Norochcholai: Agitation continues unabated

By Hiran Priyankara

Campaigns against the Norochcholai coal power project will continue despite President Mahinda Rajapaksa going ahead with the foundation laying ceremony for the project, organizers of the protest campaigns said yesterday.

As President Rajapaksa went ahead with the ceremony, more than 2000 persons gathered at nearby St. Anne’s church premises to protest against the project. The protest took the form of a prayer service.

The protestors at St. Anne’s Church

The decision to go ahead with the project came despite agitation campaigns in the Kalpitiya area during the last decade. Moves by the previous government to implement the power project in three different places in the area failed as the protest dissuaded the State from going ahead with the project. Norochcholai is the fourth place selected. In one instance the protestors even dared to set fire to some machinery to stop the project from going ahead.

The protest took a violent turn when once a 10,000-strong crowd blocked roads, forcing the police to open fire, leaving one man dead. The family of the dead man is left to fend for itself today.

The protestors include people from all three communities and the campaign has gone on unabated ever since.

It started again a couple of weeks ago but police responded by erecting road blocks from Talawila road junction to Kalpitiya, much to the inconvenience of residents. Army, Navy and Air Force personnel numbering around 2,000 were brought to provide security.

The place where the President was to address the gathering was heavily guarded due to speculation that an LTTE attack was possible.

Though the security forces have the right to protect the President, to scare protestors away is not definitely within their purview, residents said as it was tantamount to a violation of human rights. But in spite of roadblocks and other obstacles, people gathered in their numbers to voice their protest at the church premises. Some Catholic priests who met senior security forces personnel were seen requesting them to instruct their men not to harass the protestors.

SSP Roshan Perera was seen giving strict instructions to the priests to ensure that the protestors did not spill over from the church premises in an attempt to create trouble. They were told that should that happen the security forces would use force to dispel any unruly crowd.

Presidential Security Division officers check the headgear of one of the dancers who was performing at the ceremony preceding the unveiling of the commemorative plaque for the Norochcholai power project. Naval gunboats, off the coast, were part of the security placed for the President. Pic. by Dinuka Liyanawatte

As the helicopter carrying the President descended to its landing spot, the protestors hooted loudly raising their hands skywards.

At 10.50 am, the time the President was to lay the foundation stone, church bells pealed in protest.

Earlier,Minister Mahindananda Gamage headed a group of 28 on a six-day tour of China in April. They were taken to see a coal power plant situated 150 km from Bejing. The tour was arranged by the China Machinery Export and Import Corporation which is to handle the project.

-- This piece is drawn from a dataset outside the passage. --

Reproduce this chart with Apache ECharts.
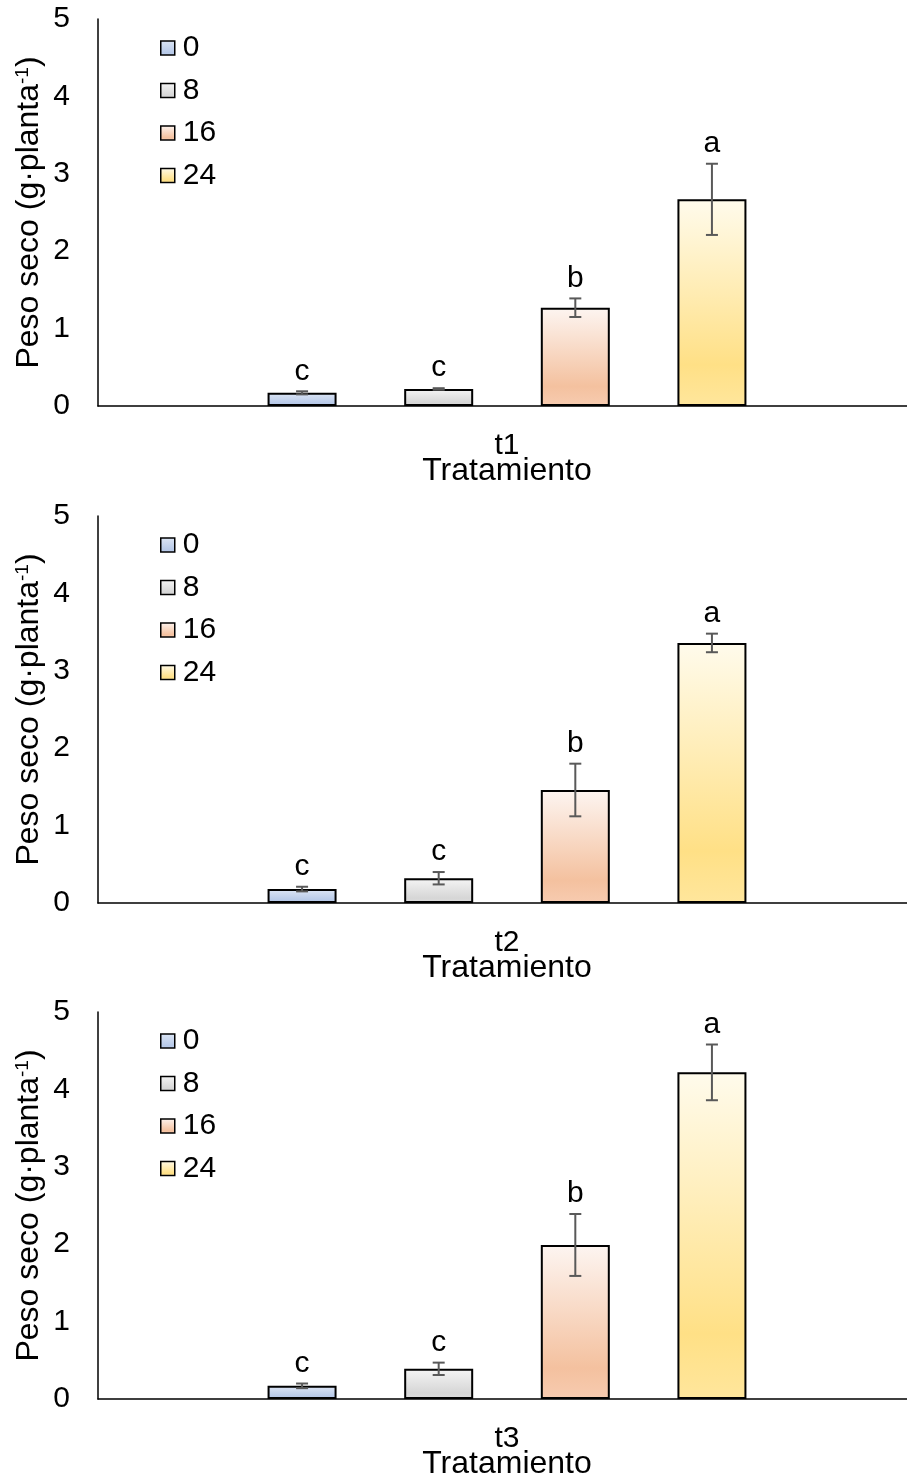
<!DOCTYPE html>
<html>
<head>
<meta charset="utf-8">
<script src="https://cdn.jsdelivr.net/npm/echarts@6/dist/echarts.min.js"></script>
<style>
  html, body { margin: 0; padding: 0; background: #fff; }
  #chart { width: 907px; height: 1477px; }
</style>
</head>
<body>
<div id="chart"></div>
<script>
// Dry weight per plant, by treatment period and dose
const tratamientos = ['t1', 't2', 't3'];
const dosis = ['0', '8', '16', '24'];

const pesoT1 = [0.17, 0.22, 1.27, 2.67];
const errT1 = [0.02, 0.01, 0.12, 0.46];
const letrasT1 = ['c', 'c', 'b', 'a'];

const pesoT2 = [0.18, 0.32, 1.46, 3.36];
const errT2 = [0.03, 0.08, 0.34, 0.12];
const letrasT2 = ['c', 'c', 'b', 'a'];

const pesoT3 = [0.17, 0.39, 1.99, 4.22];
const errT3 = [0.03, 0.08, 0.40, 0.36];
const letrasT3 = ['c', 'c', 'b', 'a'];

const yTicks = { min: 0, max: 5, interval: 1 };

const paneles = [
  { peso: pesoT1, err: errT1, letras: letrasT1 },
  { peso: pesoT2, err: errT2, letras: letrasT2 },
  { peso: pesoT3, err: errT3, letras: letrasT3 }
];

const FONT = '"Liberation Sans", Arial, sans-serif';
const BAR_W = 69;
const BAR_GAP = 0.98;
const GRID_TOPS = [19, 516, 1012];
const GRID_H = 387;

// Excel-style vertical gradient fills, one per dose
function grad(top, mid, bottom) {
  return new echarts.graphic.LinearGradient(0, 0, 0, 1, [
    { offset: 0, color: top },
    { offset: 0.8, color: mid },
    { offset: 1, color: bottom }
  ]);
}
const fills = [
  grad('#dde6f5', '#b7c9e8', '#bccdea'),
  grad('#f5f5f5', '#d6d6d6', '#dcdcdc'),
  grad('#fdf5f1', '#f4c19f', '#f7cbb0'),
  grad('#fffbec', '#ffe086', '#ffe69c')
];

const grids = [], xAxes = [], yAxes = [], legends = [], series = [];

paneles.forEach((p, g) => {
  grids.push({ left: 98, width: 818, top: GRID_TOPS[g], height: GRID_H, outerBoundsMode: 'none' });
  xAxes.push({
    gridIndex: g,
    type: 'category',
    data: [tratamientos[g]],
    axisLine: { lineStyle: { color: '#000', width: 1.5 } },
    axisTick: { show: false },
    axisLabel: { color: '#000', fontSize: 30, fontFamily: FONT, margin: 25 },
    name: 'Tratamiento',
    nameLocation: 'middle',
    nameMoveOverlap: false,
    nameGap: 49,
    nameTextStyle: { color: '#000', fontSize: 32, fontFamily: FONT }
  });
  yAxes.push({
    gridIndex: g,
    type: 'value',
    min: yTicks.min, max: yTicks.max, interval: yTicks.interval,
    splitLine: { show: false },
    axisLine: { show: true, lineStyle: { color: '#000', width: 1.5 } },
    axisTick: { show: false },
    axisLabel: { color: '#000', fontSize: 30, fontFamily: FONT, margin: 28 },
    name: 'Peso seco (g·planta{sup|-1})',
    nameLocation: 'middle',
    nameMoveOverlap: false,
    nameRotate: 90,
    nameGap: 52,
    nameTextStyle: {
      color: '#000', fontSize: 32, fontFamily: FONT,
      rich: { sup: { fontSize: 19, fontFamily: FONT, color: '#000', verticalAlign: 'top', padding: [0, 0, 14, 0] } }
    }
  });
  legends.push({
    data: dosis,
    orient: 'vertical',
    left: 155,
    top: GRID_TOPS[g] + 9,
    icon: 'rect',
    itemWidth: 14,
    itemHeight: 14,
    itemGap: 12.5,
    itemStyle: { borderColor: '#000', borderWidth: 1.5 },
    textStyle: { color: '#000', fontSize: 30, fontFamily: FONT, lineHeight: 30, padding: [0, 0, 0, 3] }
  });

  dosis.forEach((d, i) => {
    series.push({
      name: d,
      type: 'bar',
      xAxisIndex: g, yAxisIndex: g,
      barWidth: BAR_W,
      barGap: (BAR_GAP * 100) + '%',
      data: [p.peso[i]],
      itemStyle: { color: fills[i], borderColor: '#000', borderWidth: 2 },
      emphasis: { disabled: true }
    });
  });

  // error bars and significance letters
  series.push({
    type: 'custom',
    xAxisIndex: g, yAxisIndex: g,
    z: 10,
    silent: true,
    data: p.peso.map((v, i) => [0, v, p.err[i], i]),
    encode: { x: 0, y: 1 },
    renderItem: (params, api) => {
      const mean = api.value(1), e = api.value(2), i = api.value(3);
      const step = BAR_W * (1 + BAR_GAP);
      const c = api.coord([0, mean]);
      const x = c[0] + (i - 1.5) * step;
      const yHi = api.coord([0, mean + e])[1];
      const yLo = api.coord([0, mean - e])[1];
      const cap = 6;
      const ls = { stroke: '#595959', lineWidth: 2 };
      return {
        type: 'group',
        children: [
          { type: 'line', shape: { x1: x, y1: yHi, x2: x, y2: yLo }, style: ls },
          { type: 'line', shape: { x1: x - cap, y1: yHi, x2: x + cap, y2: yHi }, style: ls },
          { type: 'line', shape: { x1: x - cap, y1: yLo, x2: x + cap, y2: yLo }, style: ls },
          {
            type: 'text',
            style: {
              text: p.letras[i], x: x, y: yHi - 5,
              align: 'center', verticalAlign: 'bottom',
              fill: '#000', fontSize: 30, fontFamily: FONT
            }
          }
        ]
      };
    }
  });
});

const chart = echarts.init(document.getElementById('chart'), null, { renderer: 'canvas' });
chart.setOption({
  animation: false,
  backgroundColor: '#fff',
  grid: grids,
  xAxis: xAxes,
  yAxis: yAxes,
  legend: legends,
  series: series
});
</script>
</body>
</html>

A Puttalam UC SLMC member S.R.M. Munizi who went on the tour said that though his group was taken to the coal power plant no one was taken inside to make a detailed study of it.

The power plant with a 2400 MW capacity was located in a desert area which cannot be compared to the Norochcholai site, he said.

Fr. Weimann Crusz of Nirmalapura had this to say on the project. “The President had promised the Archbishop that he would not allow a power project here. We cannot understand the change in his stance. We don’t understand as to why the authorities hide the truth from the people. We don’t call it development when things are not to the liking of the people,” he said.